The School of Earth and Atmospheric Sciences Presents Dr. Sara Sanchez, University of Washington

Reconstructing the ENSO Response to the Mystery and Tambora Eruptions with Coral Based Data Assimilation 

Scientific understanding of low-frequency tropical Pacific variability suffers from short observational records, sparse proxy networks, and bias in model simulations. Here, we combine the strengths of proxies and models through coral-based paleoclimate data assimilation. 

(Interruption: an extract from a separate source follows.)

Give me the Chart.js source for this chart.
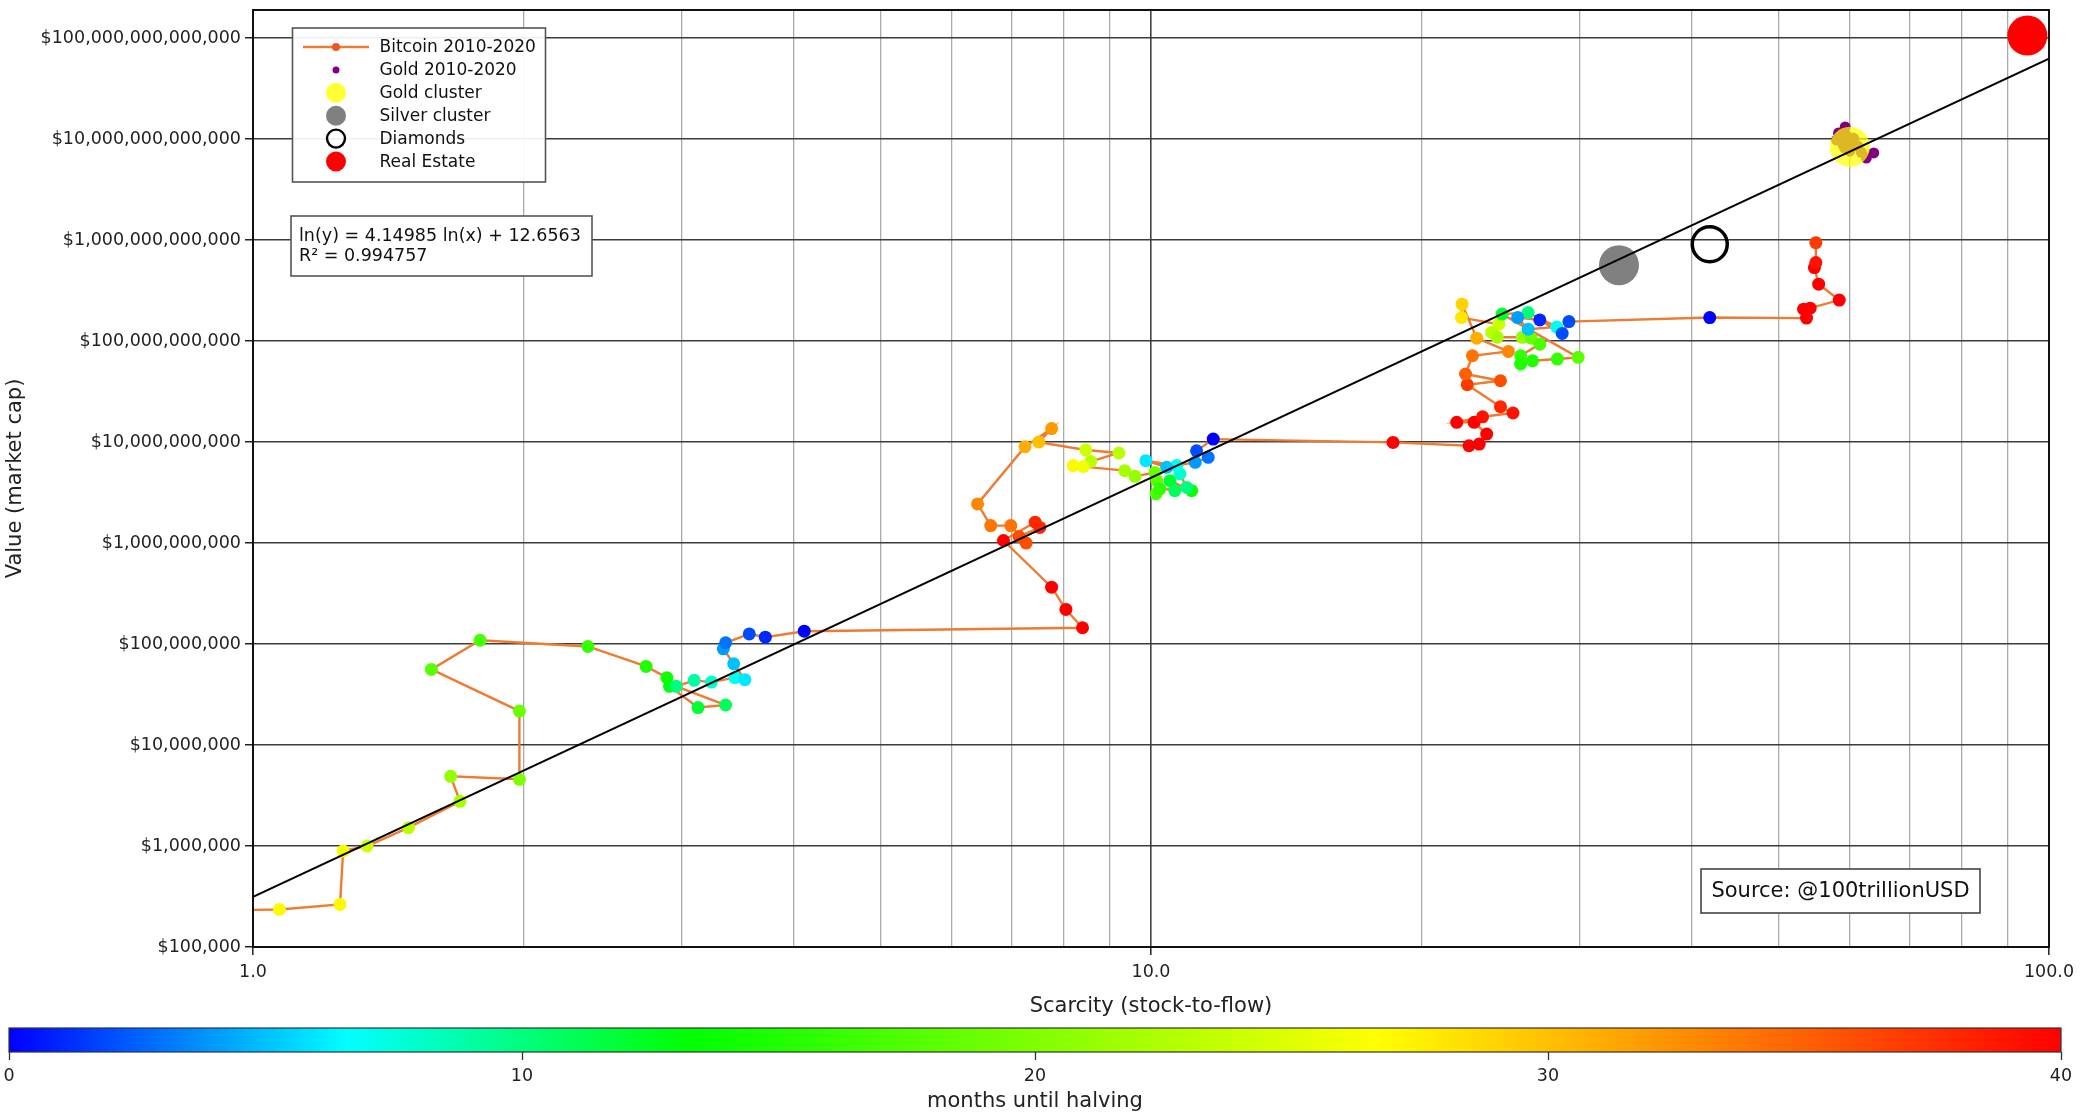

We combine coral archives (δ18O, Sr/Ca) with the dynamics, spatial teleconnections, and intervariable relationships of the CMIP5/PMIP3 Past1000 experiments using the Last Millennium Reanalysis data assimilation framework. This analysis creates skillful reconstructions of tropical Pacific temperatures over the observational era. 

However, during the period of intense volcanism in the early 19th century, southwestern Pacific corals produce Nino 3.4 reconstructions that are at odds with reconstructions suggested from other proxies. We systematically evaluate the source of this discrepancy. 

We find that following major volcanic eruptions, the southwestern Pacific corals locally record more persistent cold anomalies than found in the Past1000 experiments and that canonical ENSO teleconnections to the southwest Pacific strongly control the reconstruction response.